Все внешнее легко восстановить в памяти. Лишь одного я не понимал вплоть до сегодняшнего дня — Виктор Шестрем вырвал у меня из рук текст, сделал его своим, вложил свой опыт: собственные муки, мизантропию, отчужденность, жестокость, печаль, страх, одиночество, холод, тепло, суровость, скуку. Оккупировав мою душу в образе моего отца, он превратил ее в свою собственность — не оставив мне ни крошки! И совершил это с независимостью и одержимостью великой личности. Мне нечего было добавить, ни единого сколько-нибудь разумного или иррационального пояснения. "Земляничная поляна" перестала быть моей картиной — она принадлежала Виктору Шестрему.

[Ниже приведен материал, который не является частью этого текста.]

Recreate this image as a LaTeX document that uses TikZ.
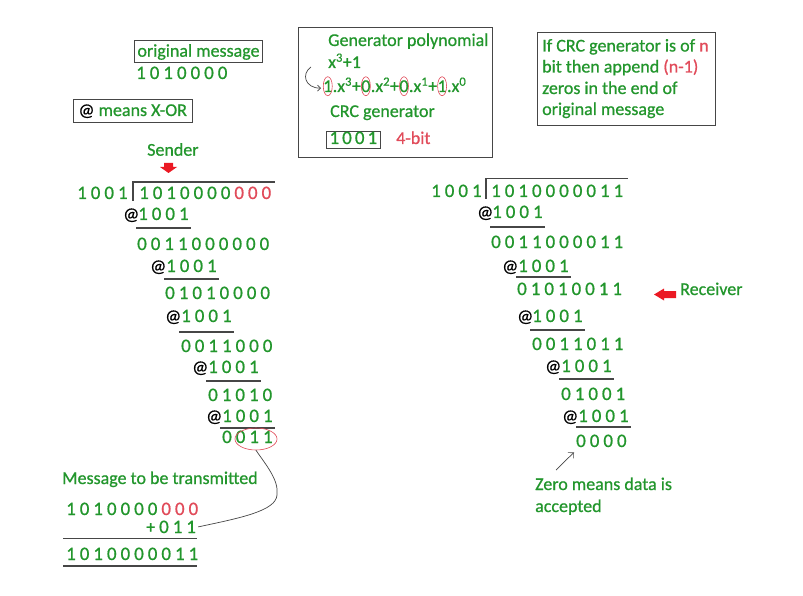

Вероятно, весьма знаменательно, что, когда я писал сценарий, у меня ни на мгновение не возникла мысль о Шестреме. Его кандидатуру предложил Карл Андерс Дюмлинг (1898–1961) — директор "Свенск Фильминдастри" в 1942–1961 гг.). Кажется, я довольно долго сомневался.
Мне сначала никак не удавалось найти рабочий дневник по "Часу волка", и вдруг он оказался передо мной. Демоны иногда помогают. Но надо быть начеку. Порой их помощь может загнать тебя в ад. Записи начинаются 12 декабря 1962 года. "Я только что закончил "Причастие". В каком-то приступе отчаянного энтузиазма и усталости принимаюсь за осуществление этого проекта. Должен был поехать в Данию, писать набросок, заработать миллион. Три дня и три ночи паники, духовного и физического запора. После чего я сдался. Существует ведь определенная грань, когда самодисциплина из чего-то положительного превращается в чертовски вредное насилие над собой. Я сдался, написав две страницы и съев упаковку слабительного…" Этого я не помню. Помню, что был в Дании, собираясь что-то написать. Возможно, речь идет о синопсисе по роману Яльмара Бергмана (1883–1931) "Начальница госпожа Ингеборг". Ингрид Бергман[6] очень хотелось осуществить эту идею.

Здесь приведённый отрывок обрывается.